While it sounds great I am looking for advice from people on the forum as far as dating at my age and the chances of meeting a woman who I can travel with all over Europe. I'm alone here I don't want to move there and end up alone in another country.
Not sure about the Italian culture and elderly dating. Don't want to take a chance on a dating site. I'd like to find a place where I can chat with local woman in my age range and be able to see if this is even something I should even consider. 
If anyone can help me with what I have described I would really appreciate it. I know that this is not a dating site but I would look forward to any and all replies. If you are from that area or know someone who can help me with that area that would be great too.. Any links or contact information will be helpful to get me started and help me make an informed decision on relocating to Italy.

Thanks to you all.
Alan


----------



## Bevdeforges

Hi and welcome to the forum. One big consideration for moving to Italy is going to be whether or not you speak Italian. For dating or just for meeting people you will need to speak the local language. Heck you'll need the local language just for day to day living - doing errands, handling routine paperwork, paying bills, etc. 

It may be some time before Europe opens its doors to Americans - whether as tourists or for relocation. But maybe to start out with, you can make a couple extended visits to your son over there to get a feel for the language, culture and practical aspects of living in Italy.


----------



## NickZ

It's 2020 and not 1820. No law against it and to be honest most would barely consider you elderly. 

Your problem is going to be the same you likely have now. Putting yourself in situations to meet new people with similar interests. 

But moving to Italy to avoid the heat isn't a common choice. If the heat in Florida bothers you it'll likely bother you here .


----------



## PauloPievese

I can only speak as a tourist, not a resident, but I have found that Italy offers many more unstructured opportunities for interaction than 21st century America. I have struck up extended conversations in cafes and restaurants. After a conversation I ended up wandering for a weekend with a shopkeeper in Vieste. My advice is to aim low. Avoid glitzy sterile Americanized environments. I stayed for a week at a 2 star hotel in Finale Ligure and by the third day I was having dinner at home with the hotelier.
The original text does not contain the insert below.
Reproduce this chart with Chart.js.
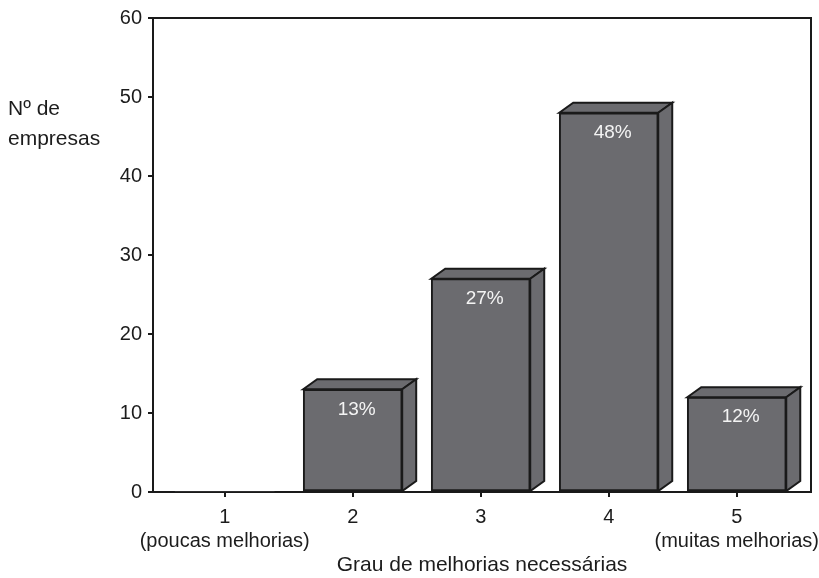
<!DOCTYPE html>
<html>
<head>
<meta charset="utf-8">
<script src="https://cdn.jsdelivr.net/npm/chart.js@4/dist/chart.umd.min.js"></script>
<style>
  html, body { margin: 0; padding: 0; background: #fff; }
  canvas { display: block; }
</style>
</head>
<body>
<canvas id="c" width="819" height="578"></canvas>
<script>
// Grau de melhorias (1..5) and the number of companies per grade
const categories = [1, 2, 3, 4, 5];
const tickLabels = [['1', '(poucas melhorias)'], '2', '3', '4', ['5', '(muitas melhorias)']];
const companies = [0, 13, 27, 48, 12];
const yTicks = [0, 10, 20, 30, 40, 50, 60];
const yTitle = ['Nº de', 'empresas'];
const xTitle = 'Grau de melhorias necessárias';

const FONT = '"Liberation Sans", Arial, Helvetica, sans-serif';
const INK = '#1c1c1c';
const FACE = '#6b6b6f';
const EDGE = '#1a1a1a';
const DEPTH = { dx: 14, dy: 10 };

const total = companies.reduce((a, b) => a + b, 0);

Chart.defaults.font.family = FONT;
Chart.defaults.color = INK;

// Draws the frame, the 3D top/side faces of each bar, percentage labels and axis titles
const boxPlugin = {
  id: 'box3d',
  beforeDatasetsDraw(chart) {
    const { ctx, chartArea: a } = chart;
    ctx.save();
    ctx.strokeStyle = EDGE;
    ctx.lineWidth = 2;
    ctx.beginPath();
    ctx.moveTo(a.left, a.top);
    ctx.lineTo(a.right, a.top);
    ctx.lineTo(a.right, a.bottom);
    ctx.stroke();
    ctx.restore();
  },
  afterDatasetsDraw(chart) {
    const ctx = chart.ctx;
    const meta = chart.getDatasetMeta(0);
    const { dx, dy } = DEPTH;
    meta.data.forEach((el, i) => {
      const v = companies[i];
      if (!v) return;
      const p = el.getProps(['x', 'y', 'base', 'width'], true);
      const l = p.x - p.width / 2, r = p.x + p.width / 2, t = p.y, b = p.base;
      ctx.save();
      ctx.fillStyle = FACE;
      ctx.strokeStyle = EDGE;
      ctx.lineWidth = 2;
      ctx.lineJoin = 'miter';
      // top face
      ctx.beginPath();
      ctx.moveTo(l, t);
      ctx.lineTo(l + dx, t - dy);
      ctx.lineTo(r + dx, t - dy);
      ctx.lineTo(r, t);
      ctx.closePath();
      ctx.fill();
      ctx.stroke();
      // side face
      ctx.beginPath();
      ctx.moveTo(r, t);
      ctx.lineTo(r + dx, t - dy);
      ctx.lineTo(r + dx, b - dy);
      ctx.lineTo(r, b);
      ctx.closePath();
      ctx.fill();
      ctx.stroke();
      // percentage label
      ctx.fillStyle = '#f4f4f4';
      ctx.font = '19px ' + FONT;
      ctx.textAlign = 'center';
      ctx.textBaseline = 'middle';
      ctx.fillText(Math.round(v / total * 100) + '%', p.x + 4, t + 20);
      ctx.restore();
    });
  },
  afterDraw(chart) {
    const { ctx, chartArea: a } = chart;
    ctx.save();
    ctx.fillStyle = INK;
    ctx.font = '21px ' + FONT;
    ctx.textAlign = 'left';
    ctx.textBaseline = 'alphabetic';
    ctx.fillText(yTitle[0], 8, a.top + 97);
    ctx.fillText(yTitle[1], 8, a.top + 127);
    ctx.textAlign = 'center';
    ctx.textBaseline = 'middle';
    ctx.fillText(xTitle, (a.left + a.right) / 2, a.bottom + 73);
    ctx.restore();
  }
};

new Chart(document.getElementById('c'), {
  type: 'bar',
  data: {
    datasets: [{
      data: companies.map((v, i) => ({ x: categories[i], y: v })),
      backgroundColor: FACE,
      borderColor: EDGE,
      borderWidth: (c) => (c.raw && c.raw.y ? 2 : 0),
      borderSkipped: false,
      barThickness: 99
    }]
  },
  options: {
    responsive: false,
    animation: false,
    layout: { padding: { top: 15, right: 8, left: 0, bottom: 0 } },
    plugins: { legend: { display: false }, tooltip: { enabled: false } },
    scales: {
      x: {
        type: 'linear',
        min: 0.44,
        max: 5.58,
        offset: false,
        afterBuildTicks: (s) => { s.ticks = categories.map((c) => ({ value: c })); },
        afterFit: (s) => { s.height = 86; s.paddingLeft = 0; s.paddingRight = 0; },
        grid: { offset: false, drawOnChartArea: false, drawTicks: true, tickLength: 5, color: EDGE, lineWidth: 2 },
        border: { display: true, color: EDGE, width: 2 },
        ticks: {
          padding: 8,
          maxRotation: 0,
          autoSkip: false,
          font: { size: 20, lineHeight: 1.2 },
          color: INK,
          callback: (val) => tickLabels[categories.indexOf(val)]
        }
      },
      y: {
        min: 0,
        max: 60,
        afterBuildTicks: (s) => { s.ticks = yTicks.map((v) => ({ value: v })); },
        afterFit: (s) => { s.width = 153; },
        grid: { drawOnChartArea: false, drawTicks: true, tickLength: 5, color: EDGE, lineWidth: 2 },
        border: { display: true, color: EDGE, width: 2 },
        ticks: { padding: 6, font: { size: 20 }, color: INK }
      }
    }
  },
  plugins: [boxPlugin]
});
</script>
</body>
</html>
Re the language thing learn Italian, you'll need it. However for the purposes of dating I've found that most educated Italians speak some English. And most expat discussion boards have some sort of meetup page as did this one until it didn't. (What happened to "Let's Have a Coffee"?) Avoiding Americans is my objective in life but not everyone feels that way. And finally, a 70 year old Floridian looking to escape a country where half the voters are apparently insane? Ditto.


----------